* **Source material**:

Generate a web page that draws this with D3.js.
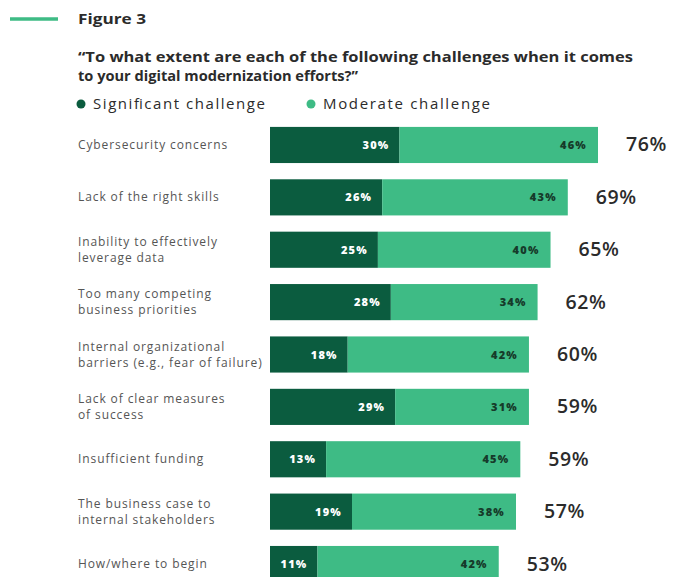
<!DOCTYPE html>
<html>
<head>
<meta charset="utf-8">
<script src="https://cdn.jsdelivr.net/npm/d3@7"></script>
<style>
  html, body { margin: 0; padding: 0; background: #fff; }
  svg { display: block; font-family: "Open Sans", "Liberation Sans", sans-serif; }
</style>
</head>
<body>
<svg id="chart" width="683" height="577"></svg>
<script>
// Survey categories (each entry is a list of label lines)
const categories = [
  ["Cybersecurity concerns"],
  ["Lack of the right skills"],
  ["Inability to effectively", "leverage data"],
  ["Too many competing", "business priorities"],
  ["Internal organizational", "barriers (e.g., fear of failure)"],
  ["Lack of clear measures", "of success"],
  ["Insufficient funding"],
  ["The business case to", "internal stakeholders"],
  ["How/where to begin"]
];
const significant = [30, 26, 25, 28, 18, 29, 13, 19, 11];
const moderate    = [46, 43, 40, 34, 42, 31, 45, 38, 42];
const totals      = [76, 69, 65, 62, 60, 59, 59, 57, 53];
const seriesNames = ["Significant challenge", "Moderate challenge"];

const colors = { significant: "#0b5c3f", moderate: "#3ebb85", text: "#2b2b2b", label: "#555" };

const svg = d3.select("#chart");

// Header
svg.append("line")
  .attr("x1", 10).attr("x2", 58).attr("y1", 19).attr("y2", 19)
  .attr("stroke", colors.moderate).attr("stroke-width", 3.5);
svg.append("text")
  .attr("x", 78).attr("y", 24)
  .attr("font-size", 15).attr("font-weight", 700).attr("fill", colors.text)
  .attr("textLength", 68).attr("lengthAdjust", "spacingAndGlyphs")
  .text("Figure 3");
const q = ["\u201CTo what extent are each of the following challenges when it comes",
           "to your digital modernization efforts?\u201D"];
const qLen = [555, 280];
svg.selectAll("text.q").data(q).enter().append("text")
  .attr("class", "q")
  .attr("x", 78).attr("y", (d, i) => 62 + i * 19)
  .attr("font-size", 14.2).attr("font-weight", 700).attr("fill", colors.text)
  .attr("textLength", (d, i) => qLen[i])
  .attr("lengthAdjust", "spacingAndGlyphs")
  .text(d => d);

// Legend
const legendX = [81, 311];
const legendLen = [172, 167];
seriesNames.forEach((name, i) => {
  svg.append("circle")
    .attr("cx", legendX[i]).attr("cy", 104).attr("r", 4.5)
    .attr("fill", i === 0 ? colors.significant : colors.moderate);
  svg.append("text")
    .attr("x", legendX[i] + 12).attr("y", 109)
    .attr("font-size", 15).attr("fill", colors.text)
    .attr("textLength", legendLen[i]).attr("lengthAdjust", "spacing")
    .text(name);
});

// Scales
const x = d3.scaleLinear().domain([0, 76]).range([270, 598]);
const y = d3.scaleBand().domain(d3.range(categories.length))
  .range([118, 591]).paddingInner(0.31).paddingOuter(0.17);

const rows = svg.selectAll("g.row").data(categories).enter().append("g")
  .attr("class", "row");

// Category labels
rows.each(function(lines, i) {
  const cy = y(i) + y.bandwidth() / 2;
  const t = d3.select(this).append("text")
    .attr("x", 78).attr("font-size", 12).attr("fill", colors.label)
    .attr("letter-spacing", 0.9);
  lines.forEach((ln, k) => {
    t.append("tspan")
      .attr("x", 78)
      .attr("y", cy + 4 + (k - (lines.length - 1) / 2) * 16)
      .text(ln);
  });
});

// Significant segment
rows.append("rect")
  .attr("x", x(0)).attr("y", (d, i) => y(i))
  .attr("width", (d, i) => x(significant[i]) - x(0))
  .attr("height", y.bandwidth())
  .attr("fill", colors.significant);

// Moderate segment
rows.append("rect")
  .attr("x", (d, i) => x(significant[i]))
  .attr("y", (d, i) => y(i))
  .attr("width", (d, i) => x(significant[i] + moderate[i]) - x(significant[i]))
  .attr("height", y.bandwidth())
  .attr("fill", colors.moderate);

// Segment value labels
rows.append("text")
  .attr("x", (d, i) => x(significant[i]) - 10)
  .attr("y", (d, i) => y(i) + y.bandwidth() / 2 + 4)
  .attr("text-anchor", "end")
  .attr("font-size", 11).attr("font-weight", 800).attr("fill", "#fff")
  .attr("letter-spacing", 1.2)
  .text((d, i) => significant[i] + "%");
rows.append("text")
  .attr("x", (d, i) => x(significant[i] + moderate[i]) - 11)
  .attr("y", (d, i) => y(i) + y.bandwidth() / 2 + 4)
  .attr("text-anchor", "end")
  .attr("font-size", 11).attr("font-weight", 800).attr("fill", "#163a2a")
  .attr("letter-spacing", 1.2)
  .text((d, i) => moderate[i] + "%");

// Totals
rows.append("text")
  .attr("x", (d, i) => x(significant[i] + moderate[i]) + 28)
  .attr("y", (d, i) => y(i) + y.bandwidth() / 2 + 6.5)
  .attr("font-size", 19.5).attr("font-weight", 600).attr("fill", colors.text)
  .attr("letter-spacing", 0.6)
  .text((d, i) => totals[i] + "%");
</script>
</body>
</html>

* **The request**:
Read through the data and copy every line where "this" shows up.

* **Answer in full**:
Generate a web page that draws this with D3.js.
  const t = d3.select(this).append("text")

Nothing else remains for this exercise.